I don't think so, because you're already using the filter option. (which is more flexible)

No, there are no changes.

Thanks for your elaborate reply Martijn.

Before we had an http client (http enabled: true) running on each data node. We wanted to separate that in the new AWS infrastructure to keep a closer eye on how much resources what type of task needed. For percolation we now reverted that decision, giving each percolator node also a client (http enabled: true).

Alright, we'll definitely try this then :slight_smile:

Yes, we're only hitting _mpercolate. We tried out 1000 requests per call but also 200. Of course the 1000 was slower but gave less overhead so throughput wise this is giving better results. We're now hitting the API with about 16 php parallel processes but we're also playing with this number.

It seems that, in the end, there was no silver bullet solution to our problem. We fiddled around with so much stuff and we couldn't get better resource utilization. We finally did something crazy and put 8 nodes on one big server (32 cores, 60GB, 2 x 160GB SSD). It worked!

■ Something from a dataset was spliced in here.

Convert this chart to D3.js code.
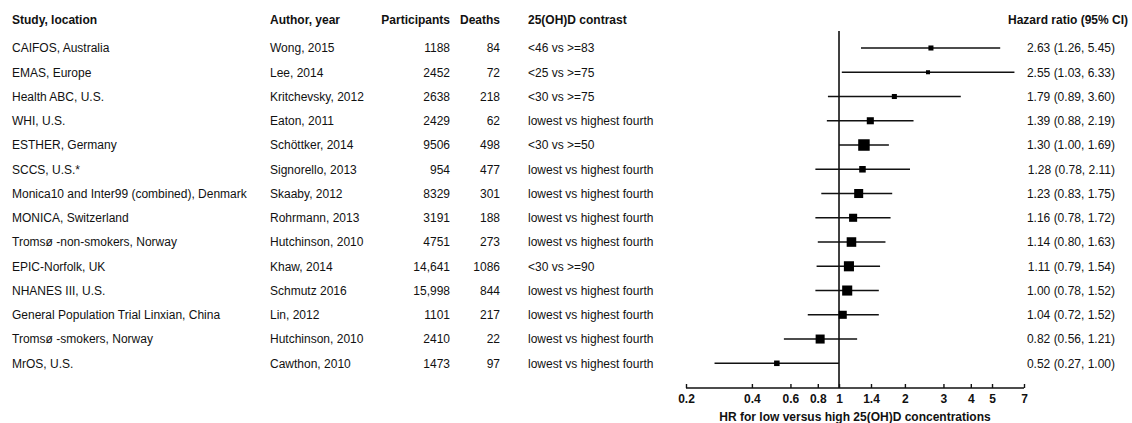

Elasticsearch is pretty hardwired to not shoot yourself in the foot, which is fantastic normally but not in our case. We just want to bring a server to the brink, no buffer capacity needed for search because we know that it doesn't need it. With those 8 nodes on 1 server we could get 95% CPU and a load of around 30, which is exactly where we want to be. One note: diminishing returns strike hard :slight_smile: In one server there's obviously little overhead, with two the performance goes up about 50%, with three goes up another 30% or so. You can see where that's going. It's a shame that AWS doesn't provide bigger machines yet but there's still options on the network level to look at like enhanced networking and placement groups

We'll still also have a look at separating percolators and data and maybe routing is interesting as well. Thanks for all the help!